--- begin ---

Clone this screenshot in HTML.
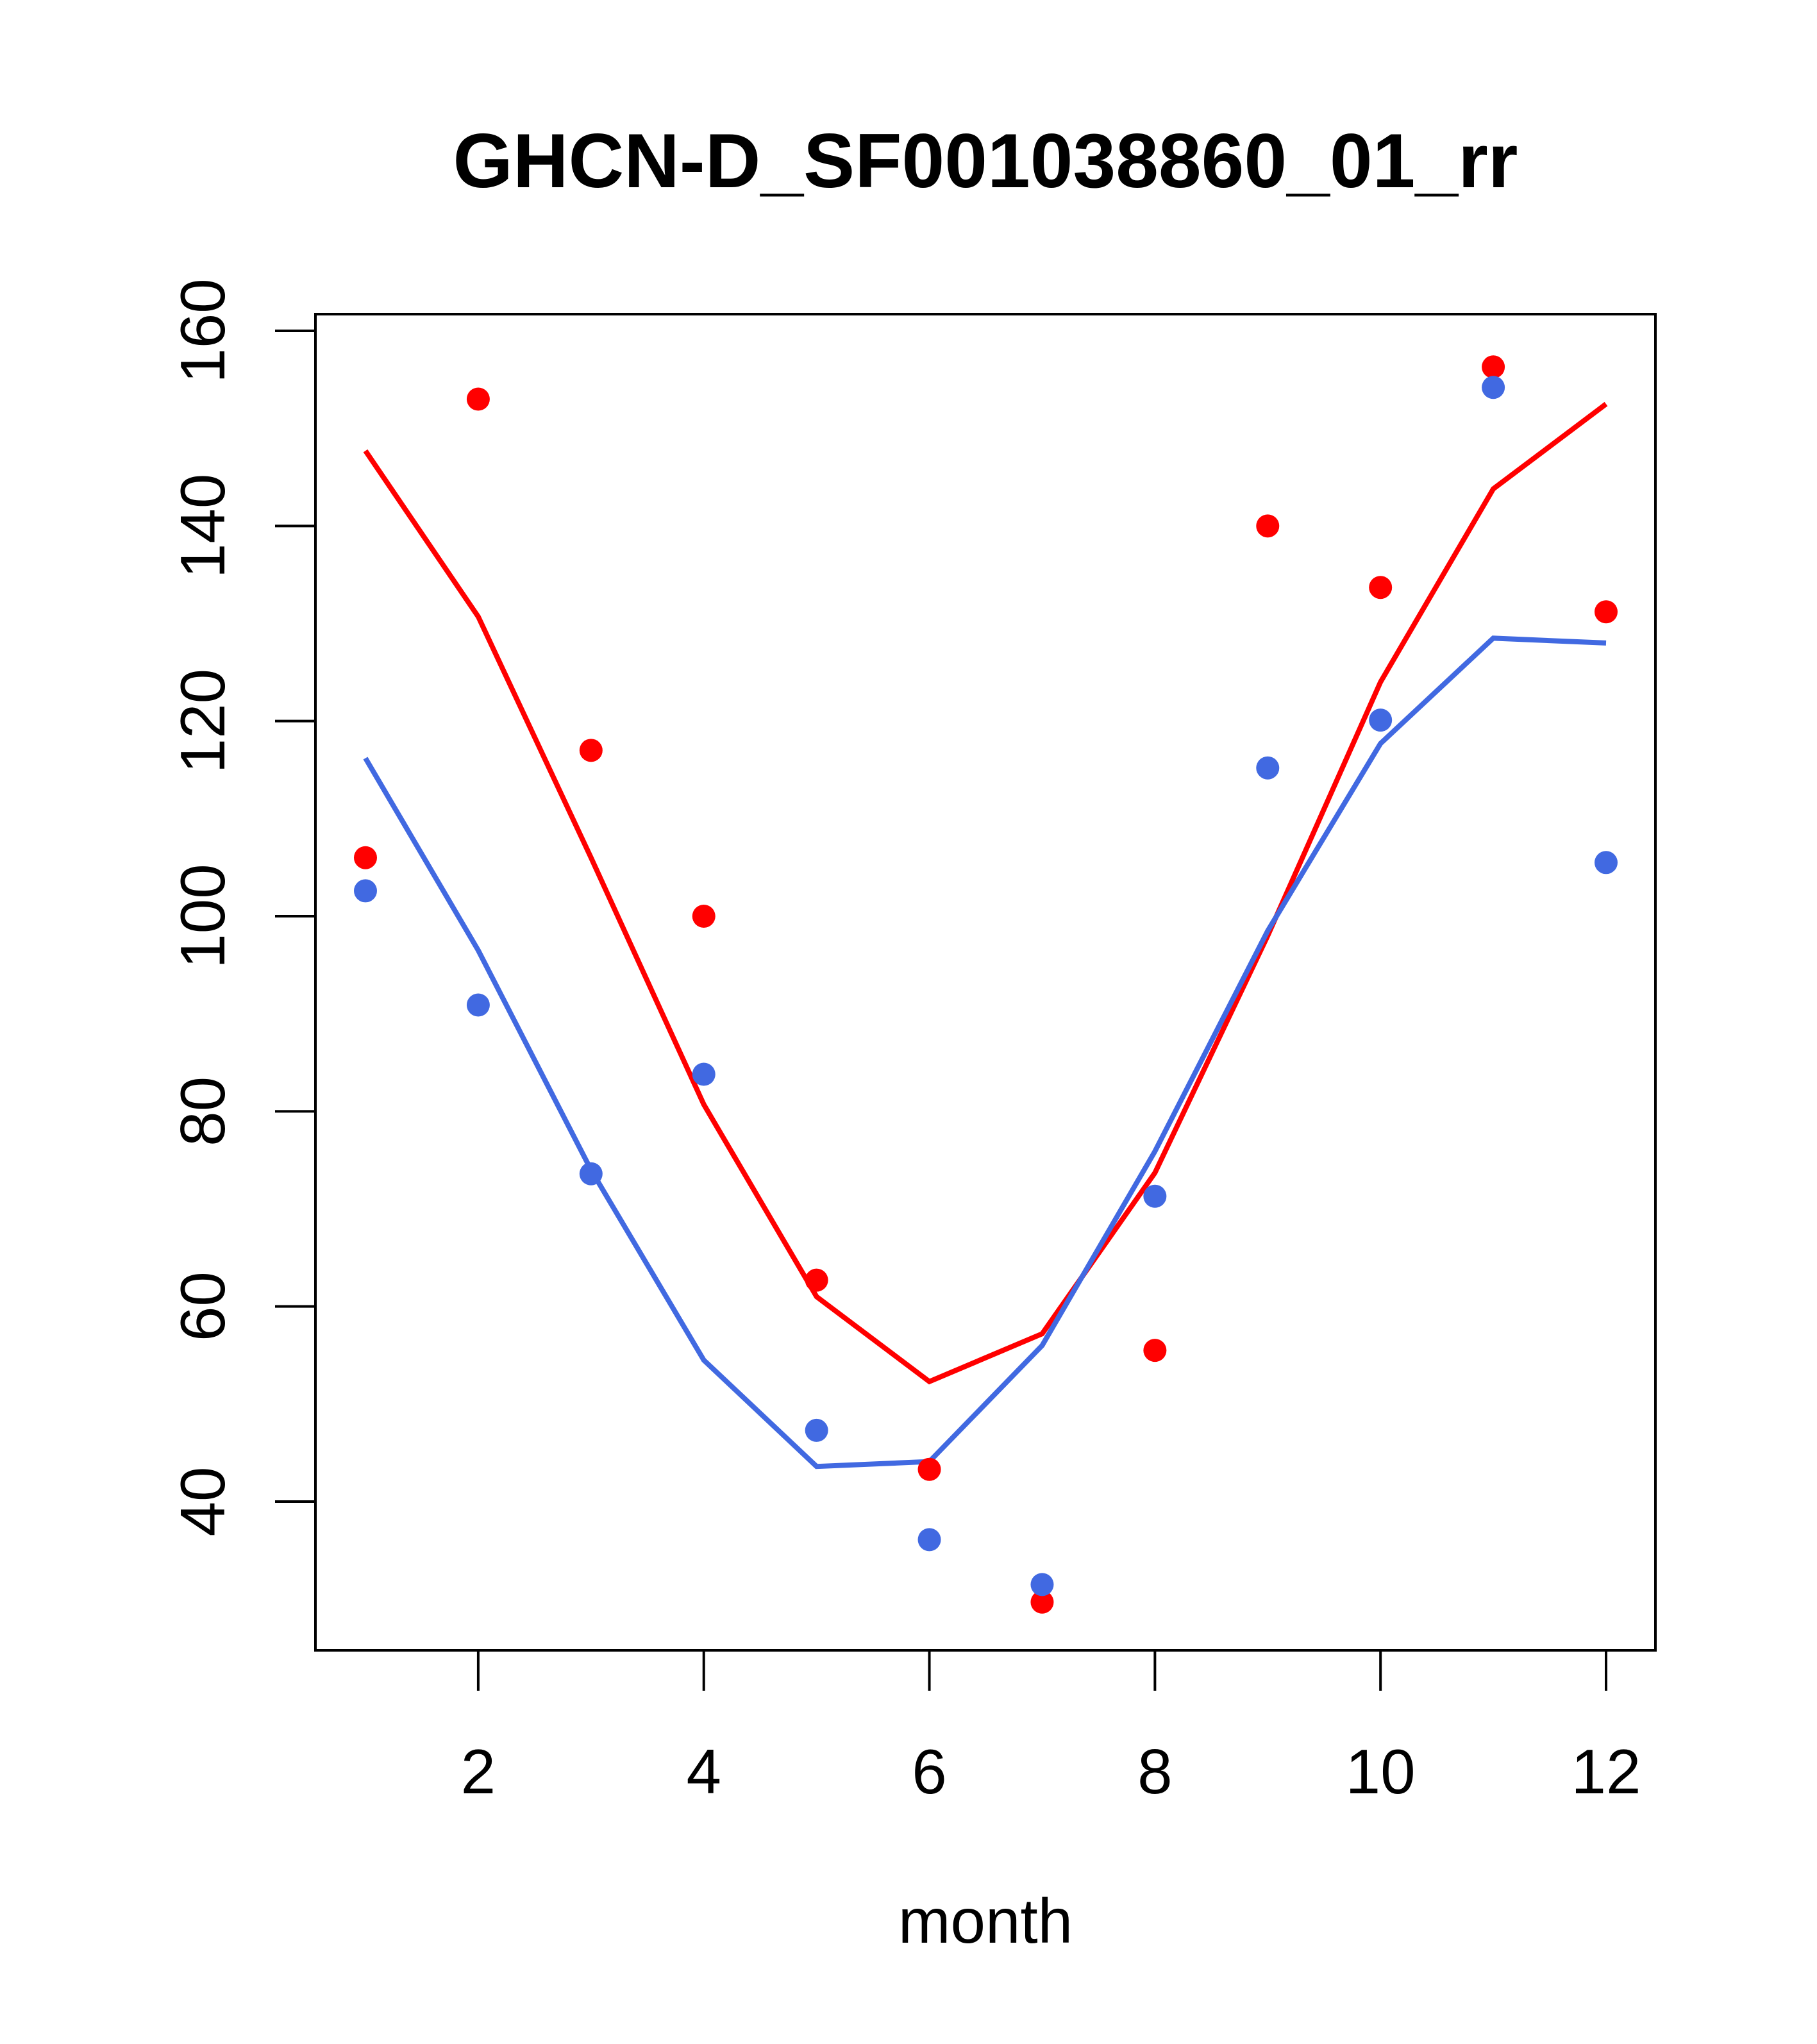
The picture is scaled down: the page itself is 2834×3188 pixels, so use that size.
<!DOCTYPE html>
<html><head><meta charset="utf-8"><style>
html,body{margin:0;padding:0;background:#fff;}
svg{display:block;}
text{font-family:"Liberation Sans",Arial,sans-serif;fill:#000;}
</style></head><body>
<svg id="chart" width="2834" height="3188" viewBox="0 0 2834 3188" xmlns="http://www.w3.org/2000/svg">
<text x="1537" y="292" font-size="120" font-weight="bold" text-anchor="middle">GHCN-D_SF001038860_01_rr</text>
<rect x="492" y="490" width="2090" height="2084" fill="none" stroke="#000" stroke-width="4"/>
<g id="xaxis"></g>
<g id="yaxis"></g>
<text x="1537" y="3030" font-size="98" text-anchor="middle">month</text>
<g id="marks"></g>
</svg>
<script>
const months=[1,2,3,4,5,6,7,8,9,10,11,12];
const redPoints=[106,153,117,100,62.7,43.3,29.7,55.5,140,133.7,156.3,131.2];
const redLine=[147.7,130.7,106,80.7,61,52.3,57.2,73.7,98,124,143.8,152.5];
const bluePoints=[102.6,90.9,73.6,83.8,47.3,36.1,31.5,71.3,115.2,120.1,154.2,105.5];
const blueLine=[116.2,96.5,74,54.5,43.6,44.1,56,75.9,98.5,117.7,128.5,128];
const xTicks=[2,4,6,8,10,12];
const yTicks=[40,60,80,100,120,140,160];
const NS="http://www.w3.org/2000/svg";
function X(m){return 570+(m-1)*(2505-570)/11;}
function Y(v){return 2342-(v-40)*(2342-516)/120;}
function mk(t,a,p){const e=document.createElementNS(NS,t);for(const k in a)e.setAttribute(k,a[k]);p.appendChild(e);return e;}
const xa=document.getElementById('xaxis'),ya=document.getElementById('yaxis'),mg=document.getElementById('marks');
mk('line',{x1:X(2),x2:X(12),y1:2574,y2:2574,stroke:'#000','stroke-width':4},xa);
xTicks.forEach(t=>{
 const l=mk('line',{x1:X(t),x2:X(t),y1:2574,y2:2637,stroke:'#000','stroke-width':4},xa);
 
 
 const tx=mk('text',{x:X(t),y:2797,'font-size':98,'text-anchor':'middle'},xa);tx.textContent=t;
 
 
});
yTicks.forEach(t=>{
 const l=mk('line',{x1:429,x2:492,y1:Y(t),y2:Y(t),stroke:'#000','stroke-width':4},ya);
 
 
 const tx=mk('text',{x:0,y:0,'font-size':98,'text-anchor':'middle',transform:`translate(350,${Y(t)}) rotate(-90)`},ya);tx.textContent=t;
 
 
});
mk('line',{x1:492,x2:492,y1:Y(40),y2:Y(160),stroke:'#000','stroke-width':4},ya);
function line(vals,c,name){
 const p=mk('polyline',{points:vals.map((v,i)=>X(months[i])+','+Y(v)).join(' '),fill:'none',stroke:c,'stroke-width':8},mg);
 
 
}
function pts(vals,c,name){
 vals.forEach((v,i)=>{
  const e=mk('circle',{cx:X(months[i]),cy:Y(v),r:18,fill:c},mg);
  
  
 });
}
line(redLine,'#ff0000','red-line');
line(blueLine,'#4169e1','blue-line');
pts(redPoints,'#ff0000','red-point');
pts(bluePoints,'#4169e1','blue-point');
</script>
</body></html>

--- end ---

● PROBLEM DESCRIPTION:
Images should not appear in the copy; retype the listing above exactly.

● RESULT:
Clone this screenshot in HTML.
The picture is scaled down: the page itself is 2834×3188 pixels, so use that size.
<!DOCTYPE html>
<html><head><meta charset="utf-8"><style>
html,body{margin:0;padding:0;background:#fff;}
svg{display:block;}
text{font-family:"Liberation Sans",Arial,sans-serif;fill:#000;}
</style></head><body>
<svg id="chart" width="2834" height="3188" viewBox="0 0 2834 3188" xmlns="http://www.w3.org/2000/svg">
<text x="1537" y="292" font-size="120" font-weight="bold" text-anchor="middle">GHCN-D_SF001038860_01_rr</text>
<rect x="492" y="490" width="2090" height="2084" fill="none" stroke="#000" stroke-width="4"/>
<g id="xaxis"></g>
<g id="yaxis"></g>
<text x="1537" y="3030" font-size="98" text-anchor="middle">month</text>
<g id="marks"></g>
</svg>
<script>
const months=[1,2,3,4,5,6,7,8,9,10,11,12];
const redPoints=[106,153,117,100,62.7,43.3,29.7,55.5,140,133.7,156.3,131.2];
const redLine=[147.7,130.7,106,80.7,61,52.3,57.2,73.7,98,124,143.8,152.5];
const bluePoints=[102.6,90.9,73.6,83.8,47.3,36.1,31.5,71.3,115.2,120.1,154.2,105.5];
const blueLine=[116.2,96.5,74,54.5,43.6,44.1,56,75.9,98.5,117.7,128.5,128];
const xTicks=[2,4,6,8,10,12];
const yTicks=[40,60,80,100,120,140,160];
const NS="http://www.w3.org/2000/svg";
function X(m){return 570+(m-1)*(2505-570)/11;}
function Y(v){return 2342-(v-40)*(2342-516)/120;}
function mk(t,a,p){const e=document.createElementNS(NS,t);for(const k in a)e.setAttribute(k,a[k]);p.appendChild(e);return e;}
const xa=document.getElementById('xaxis'),ya=document.getElementById('yaxis'),mg=document.getElementById('marks');
mk('line',{x1:X(2),x2:X(12),y1:2574,y2:2574,stroke:'#000','stroke-width':4},xa);
xTicks.forEach(t=>{
 const l=mk('line',{x1:X(t),x2:X(t),y1:2574,y2:2637,stroke:'#000','stroke-width':4},xa);
 
 
 const tx=mk('text',{x:X(t),y:2797,'font-size':98,'text-anchor':'middle'},xa);tx.textContent=t;
 
 
});
yTicks.forEach(t=>{
 const l=mk('line',{x1:429,x2:492,y1:Y(t),y2:Y(t),stroke:'#000','stroke-width':4},ya);
 
 
 const tx=mk('text',{x:0,y:0,'font-size':98,'text-anchor':'middle',transform:`translate(350,${Y(t)}) rotate(-90)`},ya);tx.textContent=t;
 
 
});
mk('line',{x1:492,x2:492,y1:Y(40),y2:Y(160),stroke:'#000','stroke-width':4},ya);
function line(vals,c,name){
 const p=mk('polyline',{points:vals.map((v,i)=>X(months[i])+','+Y(v)).join(' '),fill:'none',stroke:c,'stroke-width':8},mg);
 
 
}
function pts(vals,c,name){
 vals.forEach((v,i)=>{
  const e=mk('circle',{cx:X(months[i]),cy:Y(v),r:18,fill:c},mg);
  
  
 });
}
line(redLine,'#ff0000','red-line');
line(blueLine,'#4169e1','blue-line');
pts(redPoints,'#ff0000','red-point');
pts(bluePoints,'#4169e1','blue-point');
</script>
</body></html>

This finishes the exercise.